I spent Monday morning being taught how to use a shotgun at E.J. Churchill, a shooting ground in High Wycombe. If you’re a member of the Royal Society for the Protection of Birds you probably won’t approve, but it gets worse. I was with my friend Merlin Wright and we had taken our 12-year-old sons with us so that they could learn how to shoot, too. Needless to say, after they’d hit a few clays they were completely hooked and couldn’t wait to take aim at the real thing.

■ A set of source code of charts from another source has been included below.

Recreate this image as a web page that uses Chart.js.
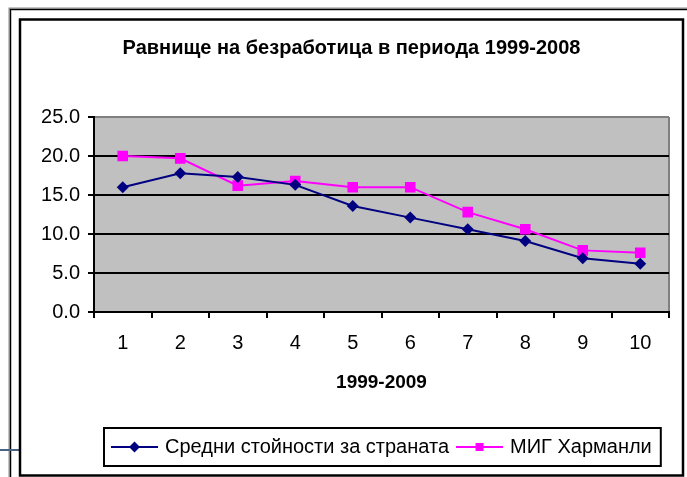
<!DOCTYPE html>
<html><head><meta charset="utf-8">
<script src="https://cdn.jsdelivr.net/npm/chart.js@4"></script>
<style>html,body{margin:0;padding:0;background:#fff;} canvas{display:block;}</style>
</head><body>
<canvas id="c" width="687" height="477"></canvas>
<script>
const categories = ['1','2','3','4','5','6','7','8','9','10'];
const seriesNames = ['Средни стойности за страната', 'МИГ Харманли'];
const countryAvg = [16.0, 17.8, 17.3, 16.3, 13.6, 12.1, 10.6, 9.1, 6.9, 6.2];
const harmanli = [20.0, 19.7, 16.2, 16.8, 16.0, 16.0, 12.8, 10.6, 7.9, 7.6];
const yTickLabels = ['0.0', '5.0', '10.0', '15.0', '20.0', '25.0'];
const chartTitle = 'Равнище на безработица в периода 1999-2008';
const xAxisTitle = '1999-2009';

const NAVY = '#000080', MAGENTA = '#FF00FF';
const FONT = "'Liberation Sans', Arial, sans-serif";
const LEGEND_SWATCH = 41;

function legendMarker(color, shape) {
  const c = document.createElement('canvas');
  c.width = 47; c.height = 14;
  const g = c.getContext('2d');
  g.strokeStyle = color; g.lineWidth = 2;
  g.beginPath(); g.moveTo(0, 7); g.lineTo(47, 7); g.stroke();
  g.fillStyle = color; g.beginPath();
  if (shape === 'diamond') {
    g.moveTo(23.5, 1.5); g.lineTo(29, 7); g.lineTo(23.5, 12.5); g.lineTo(18, 7); g.closePath();
  } else {
    g.rect(19.5, 3, 8, 8);
  }
  g.fill();
  return c;
}
const legendMarkers = [legendMarker(NAVY, 'diamond'), legendMarker(MAGENTA, 'square')];

function legendStart(lg) {
  const pad = lg.options.labels.padding;
  return (lg.left + pad + lg.right - lg.lineWidths[0]) / 2;
}

const frames = {
  id: 'frames',
  afterLayout(chart) {
    const t = chart.titleBlock;
    if (t) { t.left += 17; t.right += 17; }
    const lg = chart.legend;
    if (lg && lg.lineWidths) {
      const dx = 114 - legendStart(lg);
      lg.left += dx; lg.right += dx;
    }
  },
  beforeDraw(chart) {
    const ctx = chart.ctx;
    const a = chart.chartArea;
    ctx.save();
    ctx.strokeStyle = '#8a8a8a'; ctx.lineWidth = 3;
    ctx.strokeRect(10, 9, 700, 500);
    ctx.strokeStyle = '#000'; ctx.lineWidth = 1;
    ctx.strokeRect(10.5, 9.5, 700, 500);
    ctx.strokeStyle = '#4a6285'; ctx.lineWidth = 2;
    ctx.beginPath(); ctx.moveTo(0, 450); ctx.lineTo(19, 450); ctx.stroke();
    ctx.fillStyle = '#fff';
    ctx.fillRect(20, 19, 663, 456);
    ctx.strokeStyle = '#000'; ctx.lineWidth = 2.5;
    ctx.strokeRect(20, 19.5, 663, 456);
    ctx.fillStyle = '#C0C0C0';
    ctx.fillRect(a.left, a.top, a.right - a.left, a.bottom - a.top);
    ctx.strokeStyle = '#808080'; ctx.lineWidth = 2;
    ctx.beginPath(); ctx.moveTo(a.right, a.top); ctx.lineTo(a.right, a.bottom); ctx.stroke();
    ctx.restore();
  },
  afterDraw(chart) {
    const lg = chart.legend;
    if (!lg || !lg.lineWidths) return;
    const pad = lg.options.labels.padding;
    const x0 = legendStart(lg);
    const left = x0 + LEGEND_SWATCH / 2 - 23.5 - 7;
    const right = x0 + lg.lineWidths[0] - pad + 9;
    const ctx = chart.ctx;
    ctx.save();
    ctx.strokeStyle = '#000'; ctx.lineWidth = 2;
    ctx.strokeRect(left, lg.top + 1, right - left, lg.height - 2);
    ctx.restore();
  }
};

Chart.defaults.font.family = FONT;
Chart.defaults.font.size = 20;
Chart.defaults.color = '#000';

new Chart(document.getElementById('c'), {
  type: 'line',
  data: {
    labels: categories,
    datasets: [
      { label: seriesNames[0], data: countryAvg, borderColor: NAVY, backgroundColor: NAVY,
        borderWidth: 2, pointStyle: 'rectRot', pointRadius: 6, pointHoverRadius: 6,
        pointBorderWidth: 0, tension: 0, fill: false },
      { label: seriesNames[1], data: harmanli, borderColor: MAGENTA, backgroundColor: MAGENTA,
        borderWidth: 2, pointStyle: 'rect', pointRadius: 7.5, pointHoverRadius: 7.5,
        pointBorderWidth: 0, tension: 0, fill: false }
    ]
  },
  options: {
    responsive: false,
    animation: false,
    devicePixelRatio: 1,
    layout: { padding: { left: 0, right: 18, top: 0, bottom: 10 } },
    plugins: {
      title: { display: true, text: chartTitle, color: '#000',
        font: { size: 20, weight: 'bold', family: FONT, lineHeight: 1.2 },
        padding: { top: 36.5, bottom: 56.5 } },
      legend: {
        position: 'bottom',
        labels: {
          usePointStyle: true, pointStyleWidth: LEGEND_SWATCH, padding: 10, color: '#000',
          font: { size: 20, family: FONT },
          generateLabels(chart) {
            return Chart.defaults.plugins.legend.labels.generateLabels(chart)
              .map((l, i) => Object.assign(l, { pointStyle: legendMarkers[i], rotation: 0 }));
          }
        }
      },
      tooltip: { enabled: false }
    },
    scales: {
      x: {
        type: 'category',
        offset: true,
        grid: { offset: true, drawOnChartArea: false, drawTicks: true, tickLength: 6,
          tickColor: '#000', lineWidth: 2 },
        border: { display: true, color: '#000', width: 2 },
        ticks: { padding: 13, color: '#000', font: { size: 20 }, maxRotation: 0 },
        title: { display: true, text: xAxisTitle, color: '#000',
          font: { size: 19, weight: 'bold', lineHeight: 1.2 }, padding: { top: 4, bottom: 32.5 } },
        afterFit(s) { s.height = 115; }
      },
      y: {
        min: 0, max: 25,
        grid: {
          color: (c) => (c.tick && c.tick.value === 25) ? '#808080' : '#000',
          lineWidth: 2, tickLength: 6, tickColor: '#000', drawTicks: true
        },
        border: { display: true, color: '#000', width: 2 },
        ticks: { stepSize: 5, padding: 8, color: '#000', font: { size: 20 },
          callback: (v, i) => yTickLabels[i] },
        afterFit(s) { s.width = 94; }
      }
    }
  },
  plugins: [frames]
});
</script>
</body></html>
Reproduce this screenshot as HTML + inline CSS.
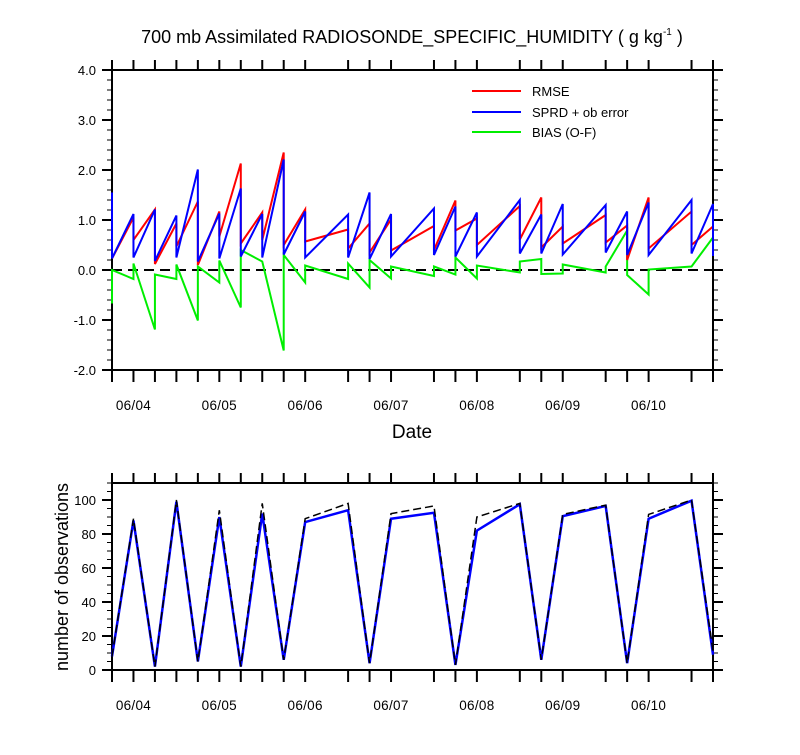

Merlin brought his own gun and is an experienced shot, but I’m a bit of a novice. Until two years ago I’d never been on a proper grouse shoot. Its appeal was immediate. I don’t just mean the sheer sport of trying to hit a low-flying bird travelling at high speed in a wiggly line (the avian equivalent of a North Korean missile). There’s also the beauty of the moorland when the heather is in full bloom, the springy feeling of the grass underfoot, the abundant wildlife.
But above all there is the sense of a whole community participating in an activity together, each person with a defined role: the gun, the loader, the beater, the flanker, the keeper, the picker-up. That last may not sound so appealing, but it refers to the men and women who come out with their gun dogs to retrieve the birds after they’ve been shot. On my last visit to a grouse moor earlier this year, I got chatting to a picker-up and she told me there was no place she’d rather be.
Which isn’t to say she wasn’t being paid. One of the strongest defences of shooting is that it contributes £2 billion to the rural economy, providing full-time or part-time employment for approximately 350,000 people.